Il y a deux ans, La Zona, propriété privée révélait un réalisateur très prometteur. Avec son nouveau film (tourné en réalité peu de temps avant La Zona), Rodrigo Plá abandonne la description de la violence sociale contemporaine et les banlieues huppées de Mexico, et s’attache à un récit apparemment plus universel et intemporel. Le sujet change, mais le talent du cinéaste demeure : Desierto Adentro est une œuvre hiératique et puissante, chargée de symboles passionnants.
En 1926, Elias, modeste campesino mexicain, est convaincu d’avoir été maudit par Dieu après qu’il a indirectement causé la destruction de son village et la mort de tous ses habitants. Persuadé qu’il est désormais condamné à voir mourir toute sa famille avant lui, il s’installe avec ses fils et filles dans un endroit désertique et inhospitalier. Tous se lancent alors dans la construction ex nihilo d’une église, une entreprise monumentale grâce à laquelle Elias espère obtenir le pardon divin.
La première partie de Desierto Adentro s’inscrit dans un épisode méconnu (en France tout du moins) de l’histoire mexicaine : la guerre des « Cristeros », qui opposa entre 1926 et 1929 une partie importante de la paysannerie mexicaine, très catholique, à un gouvernement alors férocement anticlérical. Le conflit, qui fit des milliers de victimes, marqua profondément la conscience collective du pays : c’est peut-être pour cela que le cinéma mexicain se distingue aujourd’hui par un sens très marqué du religieux (et du blasphème !), sensible par exemple chez Carlos Reygadas.

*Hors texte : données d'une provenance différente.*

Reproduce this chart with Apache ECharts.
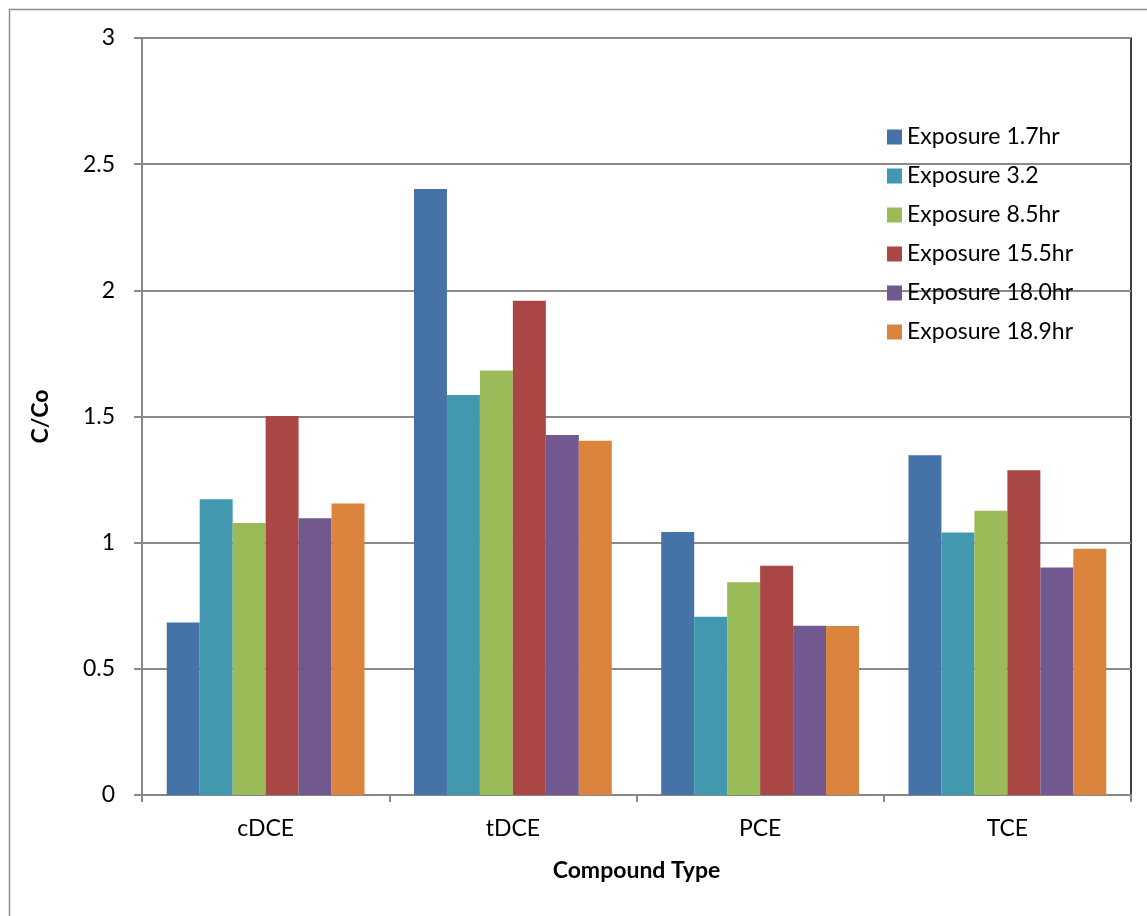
<!DOCTYPE html>
<html>
<head>
<meta charset="utf-8">
<script src="https://cdn.jsdelivr.net/npm/echarts@6/dist/echarts.min.js"></script>
<style>
  html, body { margin: 0; padding: 0; background: #fff; }
  #chart { width: 1147px; height: 916px; }
</style>
</head>
<body>
<div id="chart"></div>
<script>
// Compound categories along the x axis
const compounds = ['cDCE', 'tDCE', 'PCE', 'TCE'];

// C/Co ratio for each exposure time
const exposure17 = [0.684, 2.402, 1.042, 1.346];
const exposure32 = [1.172, 1.585, 0.706, 1.040];
const exposure85 = [1.078, 1.682, 0.843, 1.126];
const exposure155 = [1.502, 1.959, 0.909, 1.287];
const exposure180 = [1.097, 1.427, 0.671, 0.902];
const exposure189 = [1.155, 1.404, 0.670, 0.976];

const seriesNames = ['Exposure 1.7hr', 'Exposure 3.2', 'Exposure 8.5hr',
  'Exposure 15.5hr', 'Exposure 18.0hr', 'Exposure 18.9hr'];
const seriesData = [exposure17, exposure32, exposure85, exposure155, exposure180, exposure189];
const colors = ['#4572A7', '#4198AF', '#9BBB59', '#AA4643', '#71588F', '#DB843D'];

const FONT = 'Lato, "Open Sans", sans-serif';

const chart = echarts.init(document.getElementById('chart'), null, { renderer: 'canvas' });

chart.setOption({
  animation: false,
  backgroundColor: '#fff',
  color: colors,
  textStyle: { fontFamily: FONT },
  graphic: [{
    type: 'rect',
    shape: { x: 9.5, y: 9.5, width: 1300, height: 1000 },
    style: { fill: 'none', stroke: '#8c8c8c', lineWidth: 1.5 },
    z: -10
  }],
  grid: {
    left: 142, top: 38, width: 989, height: 757,
    show: true, borderColor: '#000', borderWidth: 1.5, backgroundColor: 'transparent'
  },
  legend: {
    orient: 'vertical',
    left: 882, top: 120,
    itemWidth: 15, itemHeight: 15,
    itemGap: 15,
    icon: 'rect',
    textStyle: { fontSize: 23, lineHeight: 24, color: '#000', fontFamily: FONT },
    data: seriesNames
  },
  xAxis: {
    type: 'category',
    data: compounds,
    name: 'Compound Type',
    nameLocation: 'middle',
    nameGap: 64,
    nameTextStyle: { fontSize: 23, fontWeight: 'bold', color: '#000', fontFamily: FONT },
    axisLine: { lineStyle: { color: '#888', width: 2 } },
    axisTick: { show: true, length: 7, lineStyle: { color: '#888', width: 2 } },
    axisLabel: { fontSize: 23, color: '#000', margin: 22, fontFamily: FONT },
    splitLine: { show: false }
  },
  yAxis: {
    type: 'value',
    min: 0, max: 3, interval: 0.5,
    name: 'C/Co',
    nameLocation: 'middle',
    nameGap: 90,
    nameTextStyle: { fontSize: 23, fontWeight: 'bold', color: '#000', fontFamily: FONT },
    axisLine: { show: true, lineStyle: { color: '#888', width: 2 } },
    axisTick: { show: true, length: 8, lineStyle: { color: '#888', width: 2 } },
    axisLabel: { fontSize: 23, color: '#000', margin: 27, fontFamily: FONT },
    splitLine: { show: true, lineStyle: { color: '#8a8a8a', width: 2 } }
  },
  series: seriesNames.map((name, i) => ({
    name: name,
    type: 'bar',
    data: seriesData[i],
    barGap: '0%',
    barCategoryGap: '20%',
    itemStyle: { color: colors[i] }
  }))
});
</script>
</body>
</html>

Mais si Rodrigo Plá choisit de faire baigner son film dans une ambiance profondément mystique, il ne partage pas les superstitions de son personnage principal. S’inspirant de la vie et de l’œuvre de Søren Kierkegaard, le scénario cherche avant tout à révéler le « désert intérieur » d’Elias (magnifiquement interprété par Mario Zaragoza), son enfer et son enfermement volontaire, pas tant dans la foi que dans un sentiment de culpabilité qui virera à la folie pure et simple, et aura, bien sûr, des répercussions dramatiques sur les enfants qu’il souhaite pourtant protéger. Car le sort d’Elias est digne de celui d’un héros de tragédie grecque : c’est en cherchant à fuir sa destinée qu’il en précipitera l’accomplissement. Son emprise sur ses enfants, dont il dévore la jeunesse, la raison et la vie, est d’autant plus féroce qu’il apparaît, au moins au début, comme un père doux, attentif et aimant. Mais cet ogre qui séquestre pour mieux protéger se révèle rapidement comme un monstre d’orgueil.

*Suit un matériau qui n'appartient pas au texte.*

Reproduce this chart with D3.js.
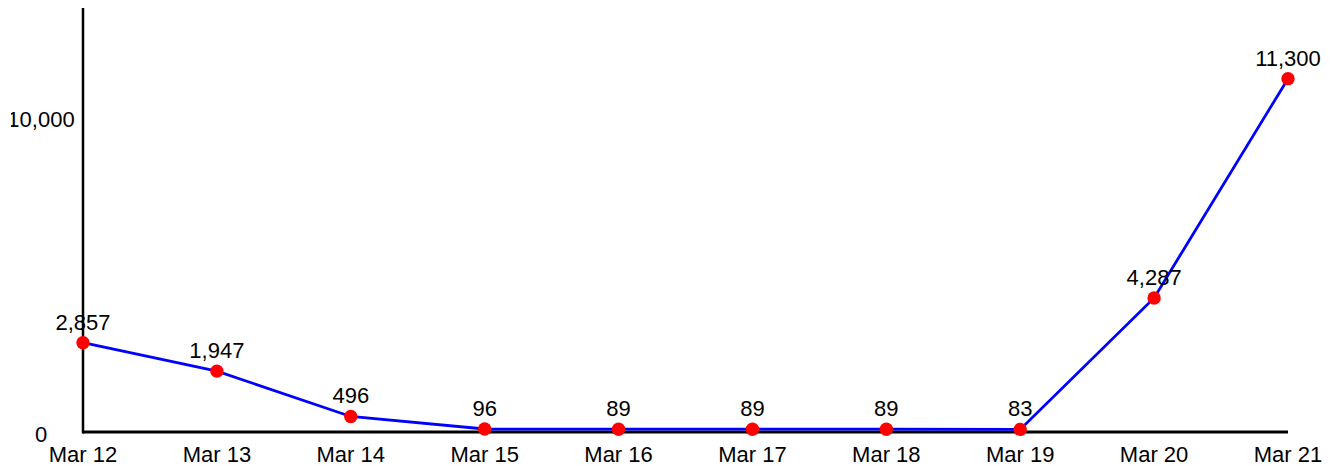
<!DOCTYPE html>
<html>
<head>
<meta charset="utf-8">
<script src="https://cdn.jsdelivr.net/npm/d3@7"></script>
<style>
  body { margin: 0; background: #fff; }
  svg text { font-family: "Liberation Sans", Arial, sans-serif; font-size: 22px; fill: #000; }
</style>
</head>
<body>
<svg id="chart" width="1336" height="466"></svg>
<script>
const days = ["Mar 12", "Mar 13", "Mar 14", "Mar 15", "Mar 16", "Mar 17", "Mar 18", "Mar 19", "Mar 20", "Mar 21"];
const counts = [2857, 1947, 496, 96, 89, 89, 89, 83, 4287, 11300];
const yTicks = [0, 10000];

const svg = d3.select("#chart");
const plotLeft = 83, plotRight = 1288, plotTop = 8, plotBottom = 432;

const x = d3.scalePoint().domain(days).range([plotLeft, plotRight]);
const y = d3.scaleLinear().domain([0, 13560]).range([plotBottom, plotTop]);
const fmt = d3.format(",");

// the y labels get cut off on the left like in the original
svg.append("clipPath").attr("id", "yclip")
  .append("rect").attr("x", 11).attr("y", 0).attr("width", 1336).attr("height", 466);

// axis lines, no tick marks
svg.append("line")
  .attr("x1", plotLeft).attr("x2", plotLeft)
  .attr("y1", plotTop).attr("y2", plotBottom + 1.5)
  .attr("stroke", "#000").attr("stroke-width", 2.5);
svg.append("line")
  .attr("x1", plotLeft).attr("x2", plotRight)
  .attr("y1", plotBottom).attr("y2", plotBottom)
  .attr("stroke", "#000").attr("stroke-width", 3);

// y labels
svg.append("g").attr("clip-path", "url(#yclip)")
  .selectAll(".ylab")
  .data(yTicks)
  .enter().append("text")
    .attr("class", "ylab")
    .attr("x", 41)
    .attr("y", d => y(d))
    .attr("dy", d => d === 0 ? "0.45em" : "0.33em")
    .attr("text-anchor", "middle")
    .text(d => fmt(d));

// x labels
svg.selectAll(".xlab")
  .data(days)
  .enter().append("text")
    .attr("class", "xlab")
    .attr("x", d => x(d))
    .attr("y", plotBottom + 30)
    .attr("text-anchor", "middle")
    .text(d => d);

const pts = days.map((d, i) => ({ day: d, v: counts[i] }));

const line = d3.line().x(d => x(d.day)).y(d => y(d.v));
svg.append("path")
  .datum(pts)
  .attr("d", line)
  .attr("fill", "none")
  .attr("stroke", "#0000ff")
  .attr("stroke-width", 2.8);

svg.selectAll(".dot")
  .data(pts)
  .enter().append("circle")
    .attr("class", "dot")
    .attr("cx", d => x(d.day))
    .attr("cy", d => y(d.v))
    .attr("r", 6.7)
    .attr("fill", "#ff0000");

svg.selectAll(".vlab")
  .data(pts)
  .enter().append("text")
    .attr("class", "vlab")
    .attr("x", d => x(d.day))
    .attr("y", d => y(d.v) - 13)
    .attr("text-anchor", "middle")
    .text(d => fmt(d.v));
</script>
</body>
</html>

La puissance mythologique du récit est rendue encore plus manifeste par le cadre au dépouillement biblique dans lequel il s’inscrit. Le coin de désert où se sont réfugiés Elias et ses enfants est un lieu hors du monde, à l’écart de la société et de l’histoire. Dans ce tombeau à ciel ouvert, les personnages poursuivent une existence marquée par la peur morbide du châtiment divin. Tous craignent que la mort les frappe et en oublient de vivre – hormis la jeune Micaela dont le rire insouciant de petite fille puis la rébellion adolescente constituent autant de précieuses respirations au sein d’une œuvre à l’atmosphère très lourde.

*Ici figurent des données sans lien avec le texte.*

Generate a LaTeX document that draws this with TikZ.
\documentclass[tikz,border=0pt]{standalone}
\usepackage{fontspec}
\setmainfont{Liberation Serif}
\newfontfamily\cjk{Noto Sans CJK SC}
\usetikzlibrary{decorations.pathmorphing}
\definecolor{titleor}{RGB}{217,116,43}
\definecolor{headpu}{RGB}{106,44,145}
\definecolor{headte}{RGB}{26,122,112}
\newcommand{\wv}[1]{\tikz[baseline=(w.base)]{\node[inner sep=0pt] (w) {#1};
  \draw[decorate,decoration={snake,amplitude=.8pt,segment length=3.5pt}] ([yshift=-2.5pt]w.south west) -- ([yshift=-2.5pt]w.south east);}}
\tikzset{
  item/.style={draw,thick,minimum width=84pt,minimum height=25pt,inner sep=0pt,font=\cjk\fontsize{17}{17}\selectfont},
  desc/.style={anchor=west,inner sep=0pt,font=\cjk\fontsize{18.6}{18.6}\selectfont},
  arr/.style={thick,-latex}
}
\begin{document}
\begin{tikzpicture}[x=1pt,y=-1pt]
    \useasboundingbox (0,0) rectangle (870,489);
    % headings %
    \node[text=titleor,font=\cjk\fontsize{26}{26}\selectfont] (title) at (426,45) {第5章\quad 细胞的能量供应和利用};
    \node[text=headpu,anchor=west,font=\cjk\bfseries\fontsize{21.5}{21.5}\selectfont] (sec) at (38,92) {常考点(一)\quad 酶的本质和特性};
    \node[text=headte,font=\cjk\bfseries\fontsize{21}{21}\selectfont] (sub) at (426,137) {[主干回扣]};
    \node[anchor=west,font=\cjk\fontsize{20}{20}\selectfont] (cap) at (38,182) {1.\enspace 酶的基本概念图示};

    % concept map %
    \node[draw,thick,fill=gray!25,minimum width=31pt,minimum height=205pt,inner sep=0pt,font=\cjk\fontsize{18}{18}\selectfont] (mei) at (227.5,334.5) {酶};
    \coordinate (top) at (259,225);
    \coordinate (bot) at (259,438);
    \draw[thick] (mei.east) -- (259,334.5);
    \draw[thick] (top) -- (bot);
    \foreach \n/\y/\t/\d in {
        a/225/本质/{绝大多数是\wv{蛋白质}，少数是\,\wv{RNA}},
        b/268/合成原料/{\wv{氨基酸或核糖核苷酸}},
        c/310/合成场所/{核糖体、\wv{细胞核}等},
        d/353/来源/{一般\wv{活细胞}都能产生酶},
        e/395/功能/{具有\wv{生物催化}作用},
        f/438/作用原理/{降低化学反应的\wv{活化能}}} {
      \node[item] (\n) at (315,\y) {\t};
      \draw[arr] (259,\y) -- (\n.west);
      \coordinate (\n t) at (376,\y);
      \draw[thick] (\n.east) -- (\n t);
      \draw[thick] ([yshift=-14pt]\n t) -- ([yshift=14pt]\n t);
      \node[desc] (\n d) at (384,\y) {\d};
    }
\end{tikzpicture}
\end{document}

Car c’est un peu la limite (relative) de ce très beau film : il accable le spectateur sous une noirceur asphyxiante, jamais contredite par le déroulement implacable du scénario. Avec un talent formel remarquable, Rodrigo Plá joue des matières et des couleurs pour rendre sensible le sentiment d’étouffement et de claustration des personnages. À l’exception du bleu du ciel, aveuglant et écrasant, les couleurs vives sont exclues au profit de teintes ocres, brunes, vertes et bleu sombre. Il y a peu d’échappatoires à la prison géographique et mentale que construit le film : l’art et l’imagination eux-mêmes sont utilisés pour célébrer l’aliénation. Les dessins d’Aureliano, le plus jeune des fils d’Elias chargé de témoigner de cette tragique et dérisoire entreprise d’expiation, envahissent régulièrement le cadre pour se mêler à la réalité filmée. Cette très belle idée de mise en scène confère une tonalité fantastique à un récit par ailleurs extrêmement tellurique.
Comme tant d’autres films latino-américains, Desierto Adentro transforme une cellule familiale dysfonctionnelle en métaphore de la situation d’un pays, d’un continent voire, comme ici, de l’humanité. C’est un cinéma précieux, car il est le dernier, peut-être, à s’attacher aux notions de conflit et d’oppression, que tant d’autres cinématographies occultent ou désamorcent. Dans cette constellation d’auteurs éminemment politiques, le nom de Rodrigo Plá brille désormais d’un bel éclat noir.